For the purpose of elections to the Lok Sabha each state is divided into Territorial Constituencies in such manner that the ratio between the population of each constituency and the number of seats allotted to it, as far as practicable, is the same throughout the State. Each State is allotted a number of seats in the Lok Sabha in such manner that ratio between that number and its populations, so far as practicable is the same for all States.

The readjustment of territorial constituencies on the basis of new census after the year 2026 will take place from such date as the President may order. Whether the readjustment of the constituencies and consequently the reallocation of seats in the House of People would be necessary after the year 2026 will be decided by the President. Thus, there will be no re-adjustment of the territorial constituencies on the basis of new census till the year 2026. Whether the re – adjustment of the Constituencies and consequently the re- allocation of seats in the House of the People would be necessary after the year 2026 will be decided by the President.

Tenure

The Lok Sabha shall continue for five years from the commencement of its first session. The President may, however, dissolve it even earlier. But when a proclamation of emergency is in operation the life of the House of People may be extended by law of parliament for one year at a time. The Lok Sabha, whose life has been so extended, cannot continue beyond a period of six months after the proclamation of emergency has ceased to operate [Article 83 (2)].

The Lok Sabha in India is composed of on almost similar lines as the Lower House in England, America, Canada and Australia. The Lok Sabha in India may be dissolved even before the expiry of its normal period of five years.

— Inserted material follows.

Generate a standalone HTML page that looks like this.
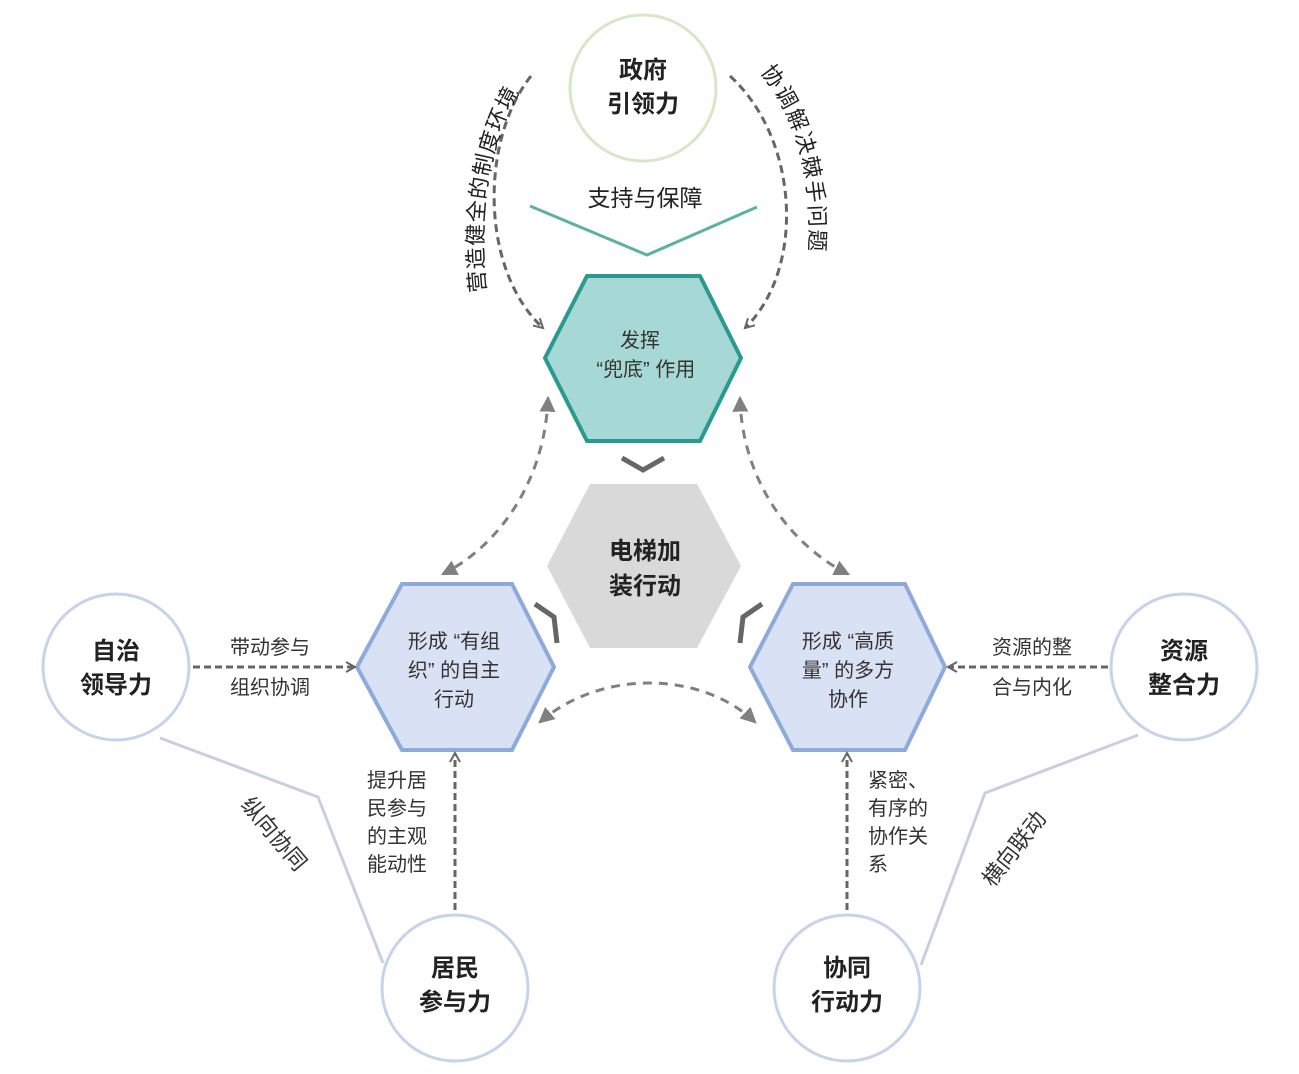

READ ALSO: DISTRIBUTION OF POWER BETWEEN CENTRE AND STATE (ARTICLE 245-255) SCHEDULE VII




Functioning

1.  Legislative power :

 The Lok Sabha together with the Rajya Sabhahas the power to frame laws on subjects in the union list, concurrent list, and the residuary subjects.

Although ordinary bill can be introduced in either of two houses of the Parliament,  yet almost 95% of the bills are introduced in the Lok Sabha.

 In a Joint session due to deadlock, the Lok Sabha dominates the show because of its large membership. Hence the Lok Sabha has a dominant position.

2.  Executive powers :

Under article 75(3) of, constitution council of the minister has been made responsible to the House of people that is Lok Sabha. The council of minister remains in office till it enjoys the confidence of the Lok Sabha if, it loses the confidence of Lok Sabha the Council of Ministers shall have to resign.

Thus,  the Lok Sabha enjoys the power over life and death of the council of minister.

3.  Financial power :

 a) The Lok Sabha has a superior position in the financial matter as a money bill can only be introduced in the Lok Sabha.

b) A money bill can only be delayed by the Rajya Sabha for a maximum of 14 days.

 If the Rajya Sabha fails to pass the money bill within the 14 days of receiving it, the bill is deemed to have been passed by both of the houses of the Parliament.

c) In case of any dispute as to whether a particular bill is money bill or not the decision of the speaker of the Lok Sabha is final.

4.  Judicial power :

 The Lok Sabha possesses the following judicial power-

a) The charges of impeachment against President, Judges of Supreme Court and the High court can be framed in either of two houses by a two-thirds majority of the members present voting.

 b) Though the impeachment charges against the Vice President of India by Rajya Sabha, it is essential that regulation is passed by the Lok Sabha also.

 c) In case of the violation of the discipline in the Lok Sabha, the members are free to take action against the defaulting members.

Dissolution of effect

In India, the Lok Sabha has a five-year term, but can be dissolved earlier. According to Article 83(2) of the Constitution, completion of five years from the first day of its meeting amounts to dissolution of the Lower House. In this case, an election is held to elect the new Members of Parliament. The Lower House can also be dissolved earlier by the President on the advice of the Prime Minister. It can also be dissolved if the President feels that no viable government can be formed after the resignation or fall of a regime.

Conclusion

It is very evident that despite being the lower house of the Parliament the Lok Sabha is a very powerful house.

The Council of Ministers is responsible to the Lok Sabha and not before the Rajya Sabha. They remain in office as long as they enjoy the confidence of the Lok Sabha. The Lok Sabha full control over the state finances. Hence we can conclude that Lok Sabha is a more powerful chamber.